If you are new, start with plain staking and liquid staking first. If you are considering restaking, start small, read the current docs, and only take on extra complexity if the added reward truly compensates for the added risk.
FAQ Section
What is restaking in simple terms?
Restaking means using assets that are already staked to help secure additional protocols or services. In return, the user may earn extra rewards, but also takes on extra risk.
How is restaking different from staking?
Staking secures one blockchain. Restaking extends that staked value to additional systems, which creates more earning opportunities and more risk layers.
Is restaking only used on Ethereum?
No, the idea can apply more broadly. However, it became especially prominent in the Ethereum ecosystem, so many current discussions focus there.
Do I need to run a validator to restake?
Not always. Some protocols let users restake through liquid staking tokens, which can make participation possible without running validator infrastructure.
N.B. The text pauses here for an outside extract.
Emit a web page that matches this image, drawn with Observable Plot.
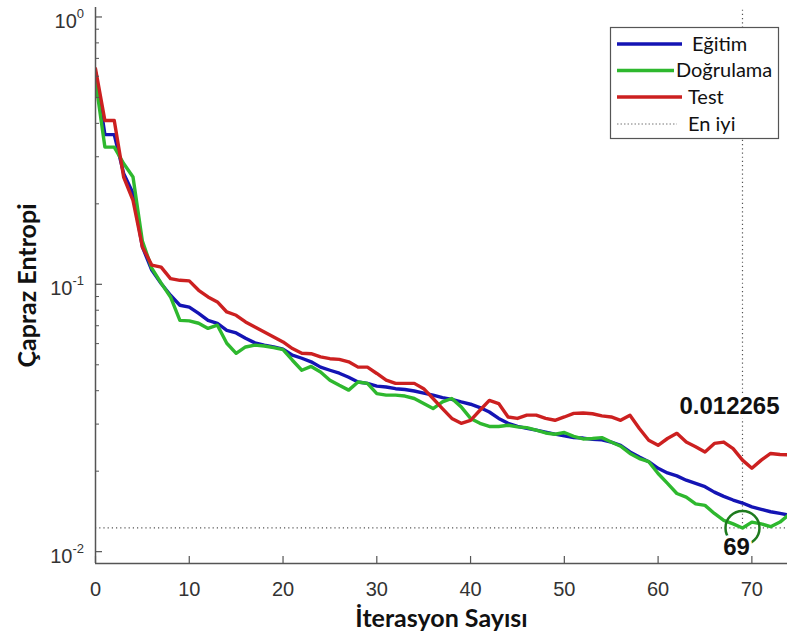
<!DOCTYPE html>
<html><head><meta charset="utf-8">
<script src="https://cdn.jsdelivr.net/npm/d3@7"></script>
<script src="https://cdn.jsdelivr.net/npm/@observablehq/plot@0.6"></script>
<style>body{margin:0;background:#fff}#chart{width:787px;height:639px}</style>
</head><body><div id="chart"></div>
<script>
// ---- data ----
const iterations = d3.range(0, 75);
const egitim = [0.62,0.363,0.363,0.26,0.219,0.138,0.113,0.1007,0.091,0.0835,
  0.0822,0.0778,0.0733,0.0715,0.0673,0.0658,0.0628,0.0604,0.0592,0.0583,
  0.0572,0.0543,0.0529,0.0513,0.049,0.0477,0.0465,0.0449,0.0431,0.0426,
  0.0416,0.0413,0.0407,0.0404,0.0399,0.0392,0.0385,0.0377,0.0371,0.0363,
  0.0356,0.0346,0.0333,0.0315,0.0302,0.0294,0.0289,0.0285,0.028,0.0275,
  0.0271,0.0267,0.0266,0.0263,0.0262,0.0257,0.025,0.0236,0.0226,0.0217,
  0.0205,0.0197,0.0192,0.0185,0.018,0.0175,0.0167,0.0161,0.0156,0.0152,
  0.0147,0.0144,0.0141,0.0139,0.0137];
const dogrulama = [0.58,0.326,0.326,0.283,0.252,0.145,0.115,0.101,0.0897,0.0733,
  0.073,0.0715,0.0684,0.0703,0.0602,0.0552,0.0583,0.0592,0.0588,0.058,
  0.057,0.052,0.0477,0.0493,0.047,0.0438,0.0419,0.0402,0.0431,0.0426,
  0.039,0.0385,0.0385,0.0382,0.0374,0.0358,0.0343,0.0363,0.0374,0.0348,
  0.0315,0.0302,0.0294,0.0294,0.0297,0.0293,0.0291,0.0285,0.0278,0.0275,
  0.0279,0.027,0.0264,0.0265,0.0267,0.0257,0.0248,0.0233,0.0223,0.0217,
  0.0196,0.018,0.0165,0.016,0.0151,0.0149,0.0139,0.0131,0.0127,0.012265,
  0.0129,0.0127,0.0124,0.0129,0.0138];
const test = [0.64,0.41,0.41,0.252,0.206,0.138,0.118,0.116,0.105,0.1035,
  0.103,0.095,0.0897,0.0859,0.0788,0.0766,0.0723,0.0692,0.0663,0.0635,
  0.0609,0.0575,0.0552,0.055,0.0535,0.0527,0.0524,0.0513,0.049,0.049,
  0.0464,0.0438,0.0426,0.0426,0.0426,0.0407,0.0374,0.0343,0.0315,0.0302,
  0.031,0.0338,0.0368,0.0358,0.0319,0.0315,0.0324,0.0324,0.0315,0.031,
  0.0319,0.0329,0.033,0.0328,0.0322,0.0319,0.031,0.0324,0.0289,0.0261,
  0.025,0.0265,0.0277,0.0257,0.0247,0.0236,0.0254,0.0257,0.0243,0.022,
  0.0205,0.022,0.0233,0.0231,0.023];
const seriesNames = ["Eğitim", "Doğrulama", "Test"];
const seriesColors = ["#1414b4", "#2eb82e", "#cc2020"];
const bestName = "En iyi";
const xTicks = [0, 10, 20, 30, 40, 50, 60, 70];
const yMajor = [1, 0.1, 0.01];
const yMajorExp = ["0", "-1", "-2"];
const bestEpoch = 69;
const bestValue = 0.012265;
const bestLabel = "0.012265";
const xTitle = "İterasyon Sayısı";
const yTitle = "Çapraz Entropi";

// ---- build ----
const seriesValues = [egitim, dogrulama, test];
const rows = seriesValues.flatMap((vals, k) => vals.map((v, i) => ({i: iterations[i], v, s: seriesNames[k]})));
const yMinor = [];
[0.01, 0.1].forEach(d => { for (let k = 2; k <= 9; k++) yMinor.push(k * d); });
const yMin = 0.00903, yMax = 1.085, xMax = 73.8;
const axisColor = "#555";
const tickFont = "'Liberation Sans', Arial, sans-serif";
const titleFont = "Lato, 'Open Sans', sans-serif";
const dotted = {stroke: "#555", strokeWidth: 1.2, strokeDasharray: "1.2,3"};

const plot = Plot.plot({
  width: 787, height: 639,
  marginLeft: 95, marginRight: 0, marginTop: 7, marginBottom: 76,
  x: {domain: [0, xMax], axis: null},
  y: {type: "log", domain: [yMin, yMax], axis: null},
  color: {domain: seriesNames, range: seriesColors},
  style: {background: "white", overflow: "visible"},
  marks: [
    Plot.ruleY([bestValue], {x1: 0, x2: xMax, ...dotted}),
    Plot.ruleX([bestEpoch], {y1: bestValue, y2: yMax, ...dotted}),
    Plot.lineY(rows, {x: "i", y: "v", stroke: "s", strokeWidth: 3.4, clip: true}),
    Plot.dot([{i: bestEpoch, v: bestValue}], {x: "i", y: "v", r: 17, stroke: "#1e7a1e", strokeWidth: 2.5, fill: "none"}),
    Plot.ruleX([0], {stroke: axisColor, strokeWidth: 1.5}),
    Plot.ruleY([yMin], {stroke: axisColor, strokeWidth: 1.5}),
    Plot.ruleX(xTicks, {y1: yMin, y2: yMin, insetBottom: 7, stroke: axisColor, strokeWidth: 1.2}),
    Plot.ruleY(yMajor, {x1: 0, x2: 0, insetRight: -7, stroke: axisColor, strokeWidth: 1.2}),
    Plot.ruleY(yMinor, {x1: 0, x2: 0, insetRight: -4, stroke: axisColor, strokeWidth: 1}),
    Plot.text(xTicks, {x: d => d, y: yMin, dy: 26, text: d => String(d), fontSize: 20, fill: "#333", fontFamily: tickFont}),
    Plot.text([bestLabel], {x: bestEpoch, y: bestValue, dx: -13, dy: -122, text: d => d, fontSize: 24, fontWeight: "bold",
      fill: "#111", fontFamily: tickFont, stroke: "white", strokeWidth: 8, paintOrder: "stroke", letterSpacing: "0.6px"}),
    Plot.text([String(bestEpoch)], {x: bestEpoch, y: bestValue, dx: -6, dy: 19, text: d => d, fontSize: 24, fontWeight: "bold",
      fill: "#111", fontFamily: tickFont, stroke: "white", strokeWidth: 6, paintOrder: "stroke"}),
    Plot.text([xTitle], {frameAnchor: "bottom", dy: 55, lineAnchor: "middle", textAnchor: "middle", text: d => d,
      fontSize: 25, fontWeight: "bold", fill: "#111", fontFamily: titleFont, letterSpacing: "0.9px"}),
    Plot.text([yTitle], {frameAnchor: "left", dx: -68, rotate: -90, lineAnchor: "middle", textAnchor: "middle", text: d => d,
      fontSize: 25, fontWeight: "bold", fill: "#111", fontFamily: titleFont, letterSpacing: "0.3px"})
  ]
});

const svg = d3.select(plot);
const ys = plot.scale("y");
const xs = plot.scale("x");
const axisX0 = xs.apply(0);
const g = svg.append("g");
yMajor.forEach((v, k) => {
  const py = ys.apply(v);
  const t = g.append("text").attr("x", axisX0 - 11).attr("y", py + 11.5)
    .attr("text-anchor", "end").attr("fill", "#333").style("font-family", tickFont).style("font-size", "20px");
  t.append("tspan").text("10");
  t.append("tspan").attr("dy", -10).style("font-size", "13px").text(yMajorExp[k]);
});

// legend
const lg = svg.append("g");
lg.append("rect").attr("x", 610.5).attr("y", 27.5).attr("width", 168).attr("height", 111)
  .attr("fill", "white").attr("stroke", "#555").attr("stroke-width", 1.2);
const entries = [
  {name: seriesNames[0], color: seriesColors[0], y: 44, x2: 682, tx: 692},
  {name: seriesNames[1], color: seriesColors[1], y: 70.5, x2: 674, tx: 676},
  {name: seriesNames[2], color: seriesColors[2], y: 97, x2: 682, tx: 688},
  {name: bestName, color: "#777", y: 124, x2: 677, tx: 688, dotted: true}
];
entries.forEach(e => {
  lg.append("line").attr("x1", 617).attr("x2", e.x2).attr("y1", e.y).attr("y2", e.y)
    .attr("stroke", e.color).attr("stroke-width", e.dotted ? 1 : 3.4)
    .attr("stroke-dasharray", e.dotted ? "1.5,2" : null);
  lg.append("text").attr("x", e.tx).attr("y", e.y + 6.5).attr("fill", "#111")
    .attr("text-anchor", "start")
    .style("font-family", titleFont).style("font-size", "20px").text(e.name);
});

document.getElementById("chart").appendChild(plot);
</script>
</body></html>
What is a liquid restaking token?
It is a token that represents a restaked position. It may be tradable and usable in DeFi, but it also adds market, smart contract, and liquidity risk.
Can I lose money when restaking?
Yes. Losses can come from slashing, smart contract bugs, operator failures, token depegs, or market volatility.
Does restaking guarantee higher returns?
No. Rewards vary by protocol and market conditions, and extra yield is never guaranteed.
Can restaked assets be used in DeFi lending or borrowing?
Sometimes. If a money market accepts them, they may be used as collateral, but that creates additional liquidation and overcollateralization considerations.
Is restaking the same as yield farming?
No. Yield farming is generally about moving capital to maximize rewards. Restaking is specifically about reusing staked assets as security.
What should I check before using a restaking protocol?
Check the supported assets, operator model, slashing conditions, withdrawal rules, audits, governance powers, and whether the token has real liquidity on DEXs or AMMs.
Key Takeaways
- Restaking reuses already staked assets to secure additional protocols or services.
- It can increase capital efficiency and potentially add rewards, but it also adds real risk.
- Restaking is different from staking, liquid staking, yield farming, and liquidity mining.
- Liquid restaking can improve composability in DeFi, including possible use in DEXs, AMMs, and money markets.
- The biggest risks are slashing, smart contract failure, operator risk, liquidity stress, and systemic dependency chains.
- Reward opportunities should be judged against complexity, not treated as free yield.
- Developers care about restaking because it can bootstrap shared security for new blockchain services.
- Beginners should understand the concept even if they choose not to participate directly.
- Always verify current protocol docs, audits, withdrawal rules, and supported integrations before using restaking.